You guys are awesome thanks so much for all your help!!

Steven


Post# 490770 , Reply# 13   1/22/2011 at 11:47 (4,841 days old) by wigwag (San Diego)        
getting closer

I cleaned that out real good, filled er up with water and pushed cancel drain. It drained all the water with no problems!!!!!

I found lots of sand-ish material and a few pieces of broken plates down there in the catch holes, Does this bottom part come out without breaking a seal down below so I can do some scraping? I want to clean out those catch holes but I don't know how deep they are and don't want to puncture anything. Man this baby was dirty down there...

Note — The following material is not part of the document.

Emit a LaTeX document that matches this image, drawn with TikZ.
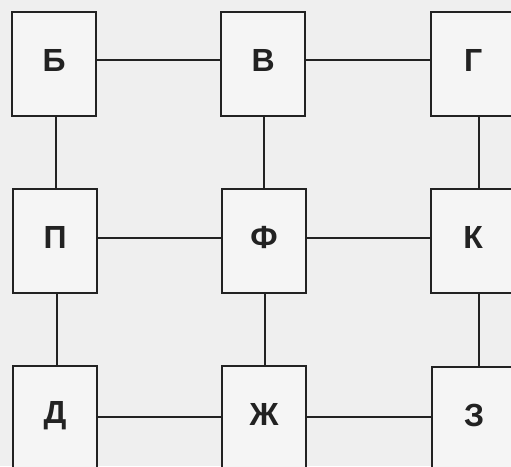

Post# 490777 , Reply# 14   1/22/2011 at 13:50 (4,841 days old) by stevet (West Melbourne, FL)        
Stop where you are!

Steve, if you cleaned out all the debris at that level, and it drains completely without tripping the motor, you are done!
There is no futher "lower level" after what you have in the picture.
You should pull off the drain hose from the motor and make sure it is clean and that nothing is stuck in the drain check valve and then inspect the hose that goes from the check valve to the drain under the sink to be sure it isn't clogged with the debris you have loosened up during the cleaning process.I think once you make sure all is clean and free flowing, your machine will work fine for many more years to come. Now it is time to find a donor unit for spares in the future


Post# 490783 , Reply# 15   1/22/2011 at 14:41 (4,841 days old) by wigwag (San Diego)        
Its Fixed!!

Hi Steve,

Ya I figured I went deep enough. I'll give a full progress report with pictures as soon as the days over and we get the kids to bed.

Steven


Post# 490792 , Reply# 16   1/22/2011 at 15:40 (4,841 days old) by pdub (Portland, Oregon)        
Congratulations

pdub's profile picture

Glad to hear that cleaning the sump sounds like it has solved your problem.  You were right, that was pretty nasty looking.

 

Best of luck with this great KA dishwasher!